Israel Infrastructure Fund Ltd.
- Industry: Private equity fund
- Founded: 2007
- Key people: CEO: Yaron Kastembaum
- Products: Infrastructure investments
- Owner: Yehuda Raveh 40% Harel Investments 40% Yaron Kastembaum 20%
- Website: http://www.iif.co.il/

= Israel Infrastructure Fund =

Israel Infrastructure Fund (IIF) is a private equity fund specializing in infrastructure investments. The fund was established in 2007 by Harel Insurance Investments and attorney Yehuda Raveh and is jointly owned by Harel Insurance, Yehuda Raveh through his controlled company STG, and Yaron Kastembaum.

IIF primarily invests in infrastructure projects in Israel, including water, energy, logistics, roads, and transportation. Its total investments amount to approximately $3 billion, executed through three funds and co-investments.

== Holdings ==

=== Roads ===
As part of its transport infrastructure investments, IIF acquired 75% ownership of Derech Eretz, the company responsible for constructing, maintaining, and operating Highway 6 in 2012 from Africa Israel, Shikun & Binui, and Canadian Highways.
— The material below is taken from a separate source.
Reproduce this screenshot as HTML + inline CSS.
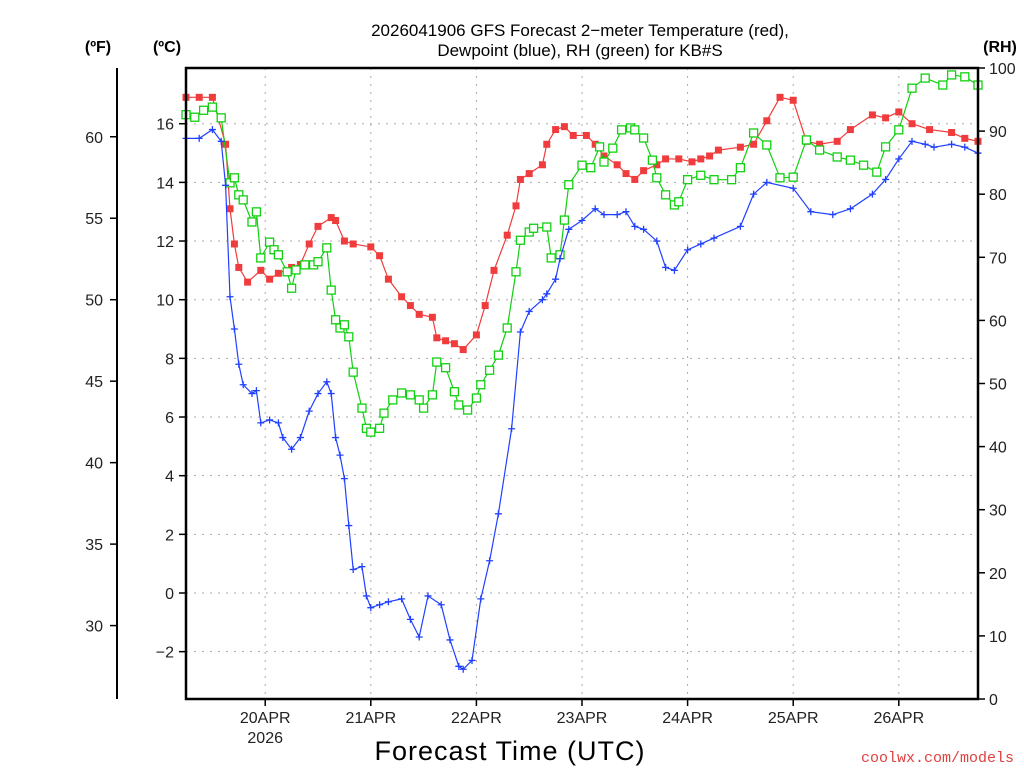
<!DOCTYPE html>
<html><head><meta charset="utf-8"><style>
html,body{margin:0;padding:0;background:#fff;}
svg{display:block;font-family:"Liberation Sans",sans-serif;}
</style></head><body>
<svg id="chart" width="1024" height="768" viewBox="0 0 1024 768">
<text x="580" y="36" font-size="17" text-anchor="middle" fill="#000">2026041906 GFS Forecast 2−meter Temperature (red),</text>
<text x="580" y="56" font-size="17" text-anchor="middle" fill="#000">Dewpoint (blue), RH (green) for KB#S</text>
<text x="98" y="52" font-size="16" font-weight="bold" text-anchor="middle">(ºF)</text>
<text x="167" y="52" font-size="16" font-weight="bold" text-anchor="middle">(ºC)</text>
<text x="1000" y="52" font-size="16" font-weight="bold" text-anchor="middle">(RH)</text>
<text x="510" y="760" font-size="27" text-anchor="middle" letter-spacing="1">Forecast Time (UTC)</text>
<text x="1014" y="762" font-size="15" text-anchor="end" fill="#e04040" font-family="Liberation Mono,monospace">coolwx.com/models</text>
<g id="grid"></g><g id="axes"></g><g id="series"></g>
<rect x="186" y="68" width="792" height="631" fill="none" stroke="#000" stroke-width="2.5"/>
</svg>
<script>
const tempHours=[0,3,6,9,10,11,12,14,17,19,21,24,26,28,30,33,34,36,38,42,44,46,49,51,53,56,57,59,61,63,66,68,70,73,75,76,78,81,82,84,86,88,91,93,95,98,100,102,104,107,109,112,115,117,119,121,126,129,132,135,138,141,144,148,151,156,159,162,165,169,174,177,180];
const tempC=[16.9,16.9,16.9,15.3,13.1,11.9,11.1,10.6,11.0,10.7,10.9,11.1,11.2,11.9,12.5,12.8,12.7,12.0,11.9,11.8,11.5,10.7,10.1,9.8,9.5,9.4,8.7,8.6,8.5,8.3,8.8,9.8,11.0,12.2,13.2,14.1,14.3,14.6,15.3,15.8,15.9,15.6,15.6,15.3,14.9,14.6,14.3,14.1,14.4,14.6,14.8,14.8,14.7,14.8,14.9,15.1,15.2,15.3,16.1,16.9,16.8,15.4,15.3,15.4,15.8,16.3,16.2,16.4,16.0,15.8,15.7,15.5,15.4];
const dewHours=[0,3,6,8,9,10,11,12,13,15,16,17,19,21,22,24,26,28,30,32,33,34,35,36,37,38,40,41,42,44,46,49,51,53,55,58,60,62,63,65,67,69,71,74,76,78,81,82,84,85,87,90,93,95,98,100,102,104,107,109,111,114,117,120,126,129,132,138,142,147,151,156,159,162,165,168,170,174,177,180];
const dewC=[15.5,15.5,15.8,15.4,13.9,10.1,9.0,7.8,7.1,6.8,6.9,5.8,5.9,5.8,5.3,4.9,5.3,6.2,6.8,7.2,6.8,5.3,4.7,3.9,2.3,0.8,0.9,-0.1,-0.5,-0.4,-0.3,-0.2,-0.9,-1.5,-0.1,-0.4,-1.6,-2.5,-2.6,-2.3,-0.2,1.1,2.7,5.6,8.9,9.6,10.0,10.2,10.7,11.4,12.4,12.7,13.1,12.9,12.9,13.0,12.5,12.4,12.0,11.1,11.0,11.7,11.9,12.1,12.5,13.6,14.0,13.8,13.0,12.9,13.1,13.6,14.1,14.8,15.4,15.3,15.2,15.3,15.2,15.0];
const rhHours=[0,2,4,6,8,10,11,12,13,15,16,17,19,20,21,23,24,25,27,29,30,32,33,34,35,36,37,38,40,41,42,44,45,47,49,51,53,54,56,57,59,61,62,64,66,67,69,71,73,75,76,78,79,82,83,85,86,87,90,92,94,95,97,99,101,102,104,106,107,109,111,112,114,117,120,124,126,129,132,135,138,141,144,148,151,154,157,159,162,165,168,172,174,177,180];
const rhPct=[92.6,92.2,93.3,93.8,92.1,81.8,82.6,79.9,79.1,75.6,77.2,69.9,72.4,71.2,70.4,67.7,65.1,68.0,68.8,68.8,69.3,71.5,64.8,60.1,58.8,59.3,57.4,51.8,46.1,42.9,42.3,42.9,45.3,47.4,48.5,48.2,47.4,46.1,48.2,53.4,52.5,48.7,46.6,45.8,47.7,49.8,52.1,54.5,58.8,67.7,72.7,74.0,74.6,74.8,69.9,70.4,75.9,81.5,84.6,84.2,87.5,85.1,87.3,90.2,90.5,90.2,88.9,85.4,82.6,79.9,78.3,78.8,82.3,83.0,82.3,82.3,84.2,89.7,87.8,82.6,82.7,88.6,87.0,85.9,85.4,84.6,83.5,87.5,90.2,96.8,98.4,97.3,98.9,98.6,97.3];
const dayLabels=["20APR","21APR","22APR","23APR","24APR","25APR","26APR"];
const dayHours=[18,42,66,90,114,138,162];
const cTicks=[-2,0,2,4,6,8,10,12,14,16];
const fTicks=[30,35,40,45,50,55,60];
const rhTicks=[0,10,20,30,40,50,60,70,80,90,100];

const NS="http://www.w3.org/2000/svg";
const X0=186,X1=978,Y0=68,Y1=699;
const xOf=h=>X0+(h/180)*(X1-X0);
const yC=c=>593-c*29.33;
const yF=f=>yC((f-32)*5/9);
const yRH=r=>Y1-r*(Y1-Y0)/100;
function mk(tag,attrs,parent){const e=document.createElementNS(NS,tag);for(const k in attrs)e.setAttribute(k,attrs[k]);parent.appendChild(e);return e;}
const grid=document.getElementById('grid'),axes=document.getElementById('axes'),ser=document.getElementById('series');

cTicks.forEach(c=>{const y=yC(c);
 const g=mk('line',{x1:X0,x2:X1,y1:y,y2:y,stroke:'#aaa','stroke-dasharray':'2,6'},grid);
 
 mk('line',{x1:X0-7,x2:X0,y1:y,y2:y,stroke:'#000','stroke-width':1.5},axes);
 const t=mk('text',{x:174,y:y+6,'font-size':16,'text-anchor':'end',fill:'#222'},axes);t.textContent=c<0?'−'+(-c):c;
 });
mk('line',{x1:117,x2:117,y1:Y0,y2:Y1,stroke:'#000','stroke-width':2},axes);
fTicks.forEach(f=>{const y=yF(f);
 mk('line',{x1:110,x2:117,y1:y,y2:y,stroke:'#000','stroke-width':1.5},axes);
 const t=mk('text',{x:103,y:y+6,'font-size':16,'text-anchor':'end',fill:'#222'},axes);t.textContent=f;
 });
rhTicks.forEach(r=>{const y=yRH(r);
 mk('line',{x1:X1,x2:X1+7,y1:y,y2:y,stroke:'#000','stroke-width':1.5},axes);
 const t=mk('text',{x:989,y:y+6,'font-size':16,'text-anchor':'start',fill:'#222'},axes);t.textContent=r;
 });
dayHours.forEach((h,i)=>{const x=xOf(h);
 const g=mk('line',{x1:x,x2:x,y1:Y0,y2:Y1,stroke:'#aaa','stroke-dasharray':'2,6'},grid);
 
 mk('line',{x1:x,x2:x,y1:Y1,y2:Y1+7,stroke:'#000','stroke-width':1.5},axes);
 const t=mk('text',{x:x,y:723,'font-size':16,'text-anchor':'middle',fill:'#222'},axes);t.textContent=dayLabels[i];
 });
const yr=mk('text',{x:xOf(18),y:743,'font-size':16,'text-anchor':'middle',fill:'#222'},axes);yr.textContent='2026';


function series(hours,vals,yf,color,marker,name){
 const pts=hours.map((h,i)=>[xOf(h),yf(vals[i])]);
 const p=mk('polyline',{points:pts.map(p=>p.join(',')).join(' '),fill:'none',stroke:color,'stroke-width':1.2},ser);
 
 pts.forEach(([x,y])=>{let m;
  if(marker==='fsq')m=mk('rect',{x:x-3.5,y:y-3.5,width:7,height:7,fill:color},ser);
  else if(marker==='osq')m=mk('rect',{x:x-4,y:y-4,width:8,height:8,fill:'#fff',stroke:color,'stroke-width':1.3},ser);
  else m=mk('path',{d:`M${x-3.5},${y}H${x+3.5}M${x},${y-3.5}V${y+3.5}`,stroke:color,'stroke-width':1.3},ser);
  });
}
series(tempHours,tempC,yC,'#f03c3c','fsq','temperature');
series(rhHours,rhPct,yRH,'#10d010','osq','relative-humidity');
series(dewHours,dewC,yC,'#2040ff','plus','dewpoint');
</script>
</body></html>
IIF also owns 75% of Netivei HaYovel, the company that operates and maintains Route 431, which connects Ayalon South to Modi'in-Maccabim-Re'ut.

=== Transportation ===
In the transportation sector, IIF invested in a 50% stake in CityPass, the company that operated the Jerusalem Light Rail until the concession was transferred to Kfir on April 16, 2021.

Additionally, IIF holds an investment in Swiss port, which provides cargo services at Ben Gurion Airport.

=== Seawater Desalination ===
IIF owns Via Maris, a company specializing in desalination, which operates the Palmachim desalination plant, producing approximately 100 million cubic meters of desalinated water annually. The fund also has investments in Tower Vision, which owns around 10,000 wireless telecom infrastructure towers in India.

=== Energy ===
IIF's energy holdings include a 20% stake in Dalia Power Energies, an independent power plant near Kfar Menahem that generates approximately 900 MW using natural gas as part of clean energy initiatives. The fund has also acquired a stake in the Tamar gas field.

IIF is a shareholder in Ella Power Energies, which operates power plants, and has invested in East Mediterranean Gas Company (EMG), which purchases natural gas from Egypt and supplies it to Eastern Mediterranean countries via the El Arish-Ashkelon pipeline.

The fund also holds a 50% stake in Win Energy, a company specializing in the development and operation of wind energy power plants in Europe.

=== Telecommunications ===
In December 2018, IIF joined the Unlimited fiber-optic network project, acquiring a 35% stake alongside Cellcom (35%) and Israel Electric Corporation (30%).

In September 2020, HOT Telecommunication Systems joined the project, reducing IIF's stake to 23.33%.